Are you interested in forming a captive insurance company to mitigate risk and increase profits? If so, you’re certainly not alone. Business owners are becoming more invested in captive insurance than ever before.
But what exactly is captive insurance?
A captive insurer is an insurance company that is completely owned and controlled by the insured holders within the company. This type of insurance company makes it possible to insure the risks of the company’s owners as well as provide underwriting benefits to the insured. A captive insurance company is usually a C Corp or LLC taxed as a C Corp.
A captive insurer is different from a mutual insurance company in that it is controlled by its policyholders, rather than just owned. Policyholders are often asked to participate in matters surrounding the insurance company. Essentially, insureds are putting their own capital at risk by essentially starting their own insurance firm to reach financing goals.
Captive insurance companies provide a unique form of coverage that isn’t available through more traditional forms, such as commercial property. In many situations, businesses will use captive insurance companies as a form of risk management or as one of several risk transfer concepts for their own financial security. A captive insurance company in many cases is best used as a supplement to already-established coverage.
So how does the structure of a captive insurance company work? Let’s find out.
A Breakdown of the Structure in a Captive Insurance Company
Captive insurance structure may seem a bit complicated, but after this breakdown, we bet you’ll have an excellent understanding of it.
If you’re a business owner and you’ve decided that a captive insurance company may work for you, the following logical questions would be, “What’s the typical structure? How is it supposed to be owned?”
Let’s look at how a typical captive insurance company is structured to make sure it’s compliant.
To start, let’s look at captive insurance law and the PATH Act. The IRS passed something called the PATH Act in 2015. The PATH Act states that the owner of the captive insurance company has to be the same as the owner of the underlying business with regard to spouses and lineal descendants. When it comes to captive insurance compliance and regulatory matters, it’s important to comply with this act.
So, in contrast to our typical captives today, you have a patriarch and matriarch that own the “cat” so to speak. They own the business. They create a captive insurance company that insures that business. Thus, they own the captive “prey.”
In the PATH Act days, there were structures where a patriarch and matriarch would own the business and they would have the captive insurance company owned by their children or a trust. Or, the patriarch would own the business and the matriarch would own the captive insurance company, thus getting money from one generation pass the estate and gift tax line.
The IRS didn’t like that. So, they went to Congress and passed a law that said the owner of the business and the owner of the captive insurance company have to be the same with regard to spouses and lineal descendants.
Now, our typical structure today starts with the business owner. They own the business. They have employees.
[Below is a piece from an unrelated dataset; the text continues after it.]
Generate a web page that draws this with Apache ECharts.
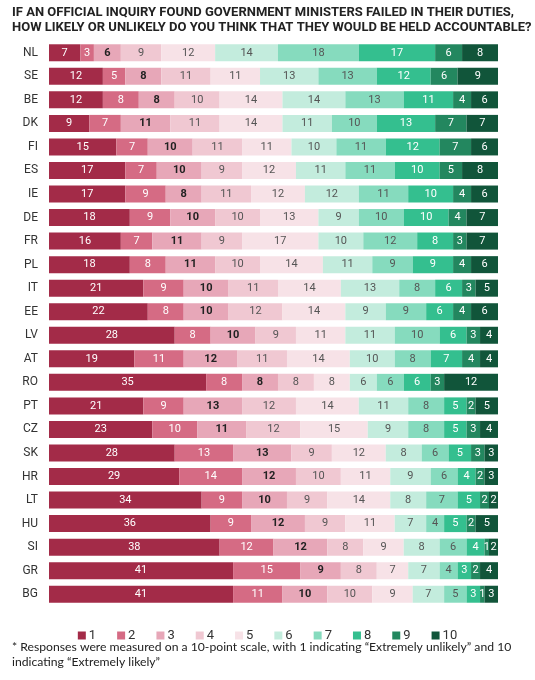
<!DOCTYPE html>
<html>
<head>
<meta charset="utf-8">
<script src="https://cdn.jsdelivr.net/npm/echarts@6/dist/echarts.min.js"></script>
<style>
html,body{margin:0;padding:0;background:#fff;}
#main{width:535px;height:680px;}
</style>
</head>
<body>
<div id="main"></div>
<script>
// countries, top to bottom
var countries = ["NL","SE","BE","DK","FI","ES","IE","DE","FR","PL","IT","EE","LV","AT","RO","PT","CZ","SK","HR","LT","HU","SI","GR","BG"];
var scale = ["1","2","3","4","5","6","7","8","9","10"];

// share of answers per score (%), one array per score, in country order
var s1  = [7,12,12,9,15,17,17,18,16,18,21,22,28,19,35,21,23,28,29,34,36,38,41,41];
var s2  = [3,5,8,7,7,7,9,9,7,8,9,8,8,11,8,9,10,13,14,9,9,12,15,11];
var s3  = [6,8,8,11,10,10,8,10,11,11,10,10,10,12,8,13,11,13,12,10,12,12,9,10];
var s4  = [9,11,10,11,11,9,11,10,9,10,11,12,9,11,8,12,12,9,10,9,9,8,8,10];
var s5  = [12,11,14,14,11,12,12,13,17,14,14,14,11,14,8,14,15,12,11,14,11,9,7,9];
var s6  = [14,13,14,11,10,11,12,9,10,11,13,9,11,10,6,11,9,8,9,8,7,8,7,7];
var s7  = [18,13,13,10,11,11,11,10,12,9,8,9,10,8,6,8,8,6,6,7,4,6,4,5];
var s8  = [17,12,11,13,12,10,10,10,8,9,6,6,6,7,6,5,5,5,4,5,5,4,3,3];
var s9  = [6,6,4,7,7,5,4,4,3,4,3,4,3,4,3,2,3,3,2,2,2,1,2,1];
var s10 = [8,9,6,7,6,8,6,7,7,6,5,6,4,4,12,5,4,3,3,2,5,2,4,3];

var allData = [s1,s2,s3,s4,s5,s6,s7,s8,s9,s10];
var colors = ["#a32b48","#d56b84","#e7a7b8","#f0c8d2","#f7e2e7","#c3ecdd","#86dbbe","#34bf8f","#23875f","#11553a"];
var labelColors = ["#fff","#fff","#222","#555","#555","#555","#555","#fff","#fff","#fff"];

var chart = echarts.init(document.getElementById("main"));

var series = [];
for (var i = 0; i < scale.length; i++) {
	series.push({
		name: scale[i],
		type: "bar",
		stack: "all",
		barWidth: 17,
		data: allData[i],
		itemStyle: {color: colors[i]},
		label: {
			show: true,
			position: "inside",
			color: labelColors[i],
			fontFamily: "Roboto",
			fontSize: 11,
			fontWeight: i == 2 ? "bold" : "normal",
			formatter: "{c}"
		}
	});
}

var option = {
	backgroundColor: "#fff",
	animation: false,
	color: colors,
	grid: {left: 49, right: 37, top: 41, bottom: 74},
	xAxis: {
		type: "value",
		min: 0,
		max: 100,
		show: false
	},
	yAxis: {
		type: "category",
		data: countries,
		inverse: true,
		axisLine: {show: false},
		axisTick: {show: false},
		axisLabel: {color: "#333", fontFamily: "Roboto", fontSize: 12, margin: 11}
	},
	legend: {
		data: scale,
		top: 624,
		left: "center",
		icon: "rect",
		itemWidth: 8,
		itemHeight: 8,
		itemGap: 21,
		textStyle: {color: "#333", fontFamily: "Roboto", fontSize: 13, padding: [0,0,0,-2]}
	},
	graphic: [
		{type: "text", left: 12, top: 6, style: {text: "IF AN OFFICIAL INQUIRY FOUND GOVERNMENT MINISTERS FAILED IN THEIR DUTIES,", fill: "#222", font: "bold 13px Roboto"}},
		{type: "text", left: 12, top: 21, style: {text: "HOW LIKELY OR UNLIKELY DO YOU THINK THAT THEY WOULD BE HELD ACCOUNTABLE?", fill: "#222", font: "bold 13px Roboto"}},
		{type: "text", left: 12, top: 641, style: {text: "* Responses were measured on a 10-point scale, with 1 indicating \u201cExtremely unlikely\u201d and 10", fill: "#222", font: "12.2px Lato"}},
		{type: "text", left: 12, top: 656, style: {text: "indicating \u201cExtremely likely\u201d", fill: "#222", font: "12.2px Lato"}}
	],
	series: series
};

chart.setOption(option);
</script>
</body>
</html>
There is also the captive insurance company. The shareholders of the business are the same shareholders of the captive insurance company. They pay deductible premiums from their business over to their captive insurance company. They are also issuing policies to the business that insure the business, whether it’s General Liability, worker’s comp, or health insurance covering the employees.
Clearly, there’s a lot of different policies business owners can write. But the typical structure nowadays is this: The business owner and the captive owners are one and the same.
Are you still a little bit lost? Understandable. Let’s take a look at some examples.
Let’s say there are two or three business owners, and only one of those wants to start the captive company or wants to own the captive company. They can own different percentages. So if Owner #1 and Owner #2 are partners in the business, and Owner #1 wants the captive insurance company and Owner #2 doest, Owner #1 could own 100% of the captive insurance company (and either owner can be captive management partners) as long as they’re not a parent/child or a husband/wife.